T-Mobile allegedly billed customers for “premium” SMS text message subscriptions and received 35 percent to 40 percent of the $9.99 monthly fee. According to the lawsuit filed by the Federal Trade Commission in U.S. District Court today, T-Mobile buried the charges in bills that sometimes stretched more than 50 pages. The text fees were often for celebrity gossip, horoscope readings, or flirting tips, the agency said.
T-Mobile Chief Executive Officer John Legere says the FTC’s “sensationalized legal action” is unfounded and without merit. “T-Mobile is fighting harder than any of the carriers to change the way the wireless industry operates, and we are disappointed that the FTC has chosen to file this action against the most pro-consumer company in the industry rather than the real bad actors,” Legere said in a statement.
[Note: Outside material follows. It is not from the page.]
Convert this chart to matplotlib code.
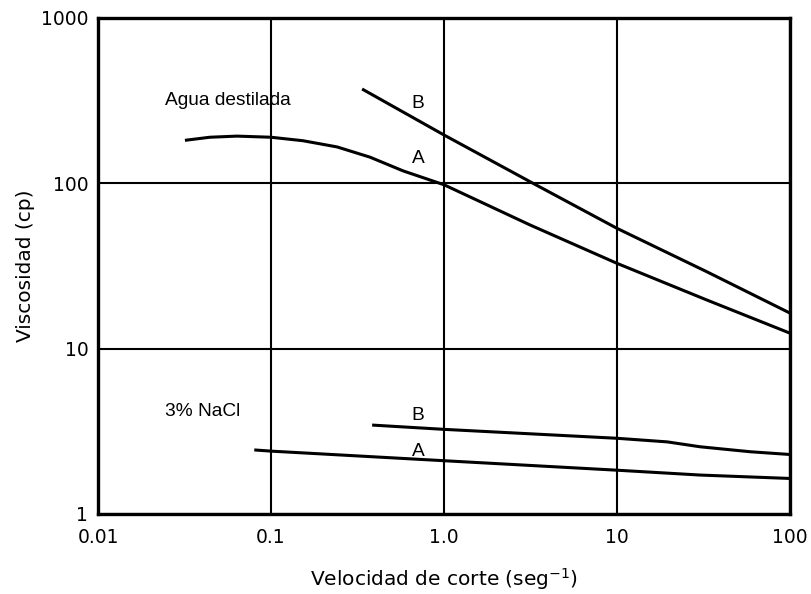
import matplotlib.pyplot as plt

plt.rcParams['font.family'] = ['DejaVu Sans']

# Agua destilada
agua_a_x = [0.0318, 0.0443, 0.0635, 0.1, 0.153, 0.241, 0.373, 0.579, 1.0, 3.14, 10, 33, 100]
agua_a_y = [182, 190, 193, 190, 181, 166, 144, 119, 98, 56, 32.8, 19.7, 12.4]
agua_b_x = [0.336, 1.0, 3.27, 10, 33, 100]
agua_b_y = [372, 196, 100, 53.4, 29.2, 16.4]

# 3% NaCl
nacl_a_x = [0.08, 0.1, 1.0, 10, 30.2, 100]
nacl_a_y = [2.44, 2.40, 2.10, 1.84, 1.72, 1.64]
nacl_b_x = [0.384, 1.0, 10, 19.5, 30.2, 58.7, 100]
nacl_b_y = [3.45, 3.25, 2.87, 2.73, 2.55, 2.38, 2.29]

xticks = [0.01, 0.1, 1.0, 10, 100]
xticklabels = ['0.01', '0.1', '1.0', '10', '100']
yticks = [1, 10, 100, 1000]
yticklabels = ['1', '10', '100', '1000']

fig = plt.figure(figsize=(8.12, 5.94), dpi=100)
ax = fig.add_axes([0.1207, 0.1347, 0.8523, 0.835])

for xs, ys in [(agua_a_x, agua_a_y), (agua_b_x, agua_b_y),
               (nacl_a_x, nacl_a_y), (nacl_b_x, nacl_b_y)]:
    ax.plot(xs, ys, color='black', lw=2.2, solid_capstyle='butt',
            solid_joinstyle='round')

ax.set_xscale('log')
ax.set_yscale('log')
ax.set_xlim(0.01, 100)
ax.set_ylim(1, 1000)
ax.set_xticks(xticks)
ax.set_xticklabels(xticklabels)
ax.set_yticks(yticks)
ax.set_yticklabels(yticklabels)
ax.minorticks_off()
ax.tick_params(length=0, labelsize=13.5)
ax.tick_params(axis='x', pad=10)
ax.tick_params(axis='y', pad=7)
ax.grid(True, color='black', lw=1.5)
for sp in ax.spines.values():
    sp.set_linewidth(2.4)

ax.set_xlabel('Velocidad de corte (seg$^{-1}$)', fontsize=14.5, labelpad=14)
ax.set_ylabel('Viscosidad (cp)', fontsize=14.5, labelpad=4)

lbl = dict(fontsize=13.8, family=['Liberation Sans'])
ax.text(0.0244, 319, 'Agua destilada', ha='left', va='center', **lbl)
ax.text(0.708, 302, 'B', ha='center', va='center', **lbl)
ax.text(0.708, 142, 'A', ha='center', va='center', **lbl)
ax.text(0.0244, 4.14, '3% NaCl', ha='left', va='center', **lbl)
ax.text(0.708, 3.96, 'B', ha='center', va='center', **lbl)
ax.text(0.708, 2.40, 'A', ha='center', va='center', **lbl)

fig.savefig('out.png', dpi=100)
He added that T-Mobile quit the premium text business in 2013 and had an “aggressive” program to refund customers’ money.
The charges date to 2009, according to the lawsuit, which says the wireless carrier should have suspected the fees were not authorized by customers because of the high rate of refund requests T-Mobile was receiving, as high as 40 percent some months. Other state and federal regulators have sought to eliminate such third-party subscription services in the telephone industry.
“Because these mystery fees are inconspicuously added to the bill, charges often go undetected for many months or even years, if they are detected at all,” the Federal Communications Commission says, estimating that as many as 20 million Americans each year have such charges on their phone bills.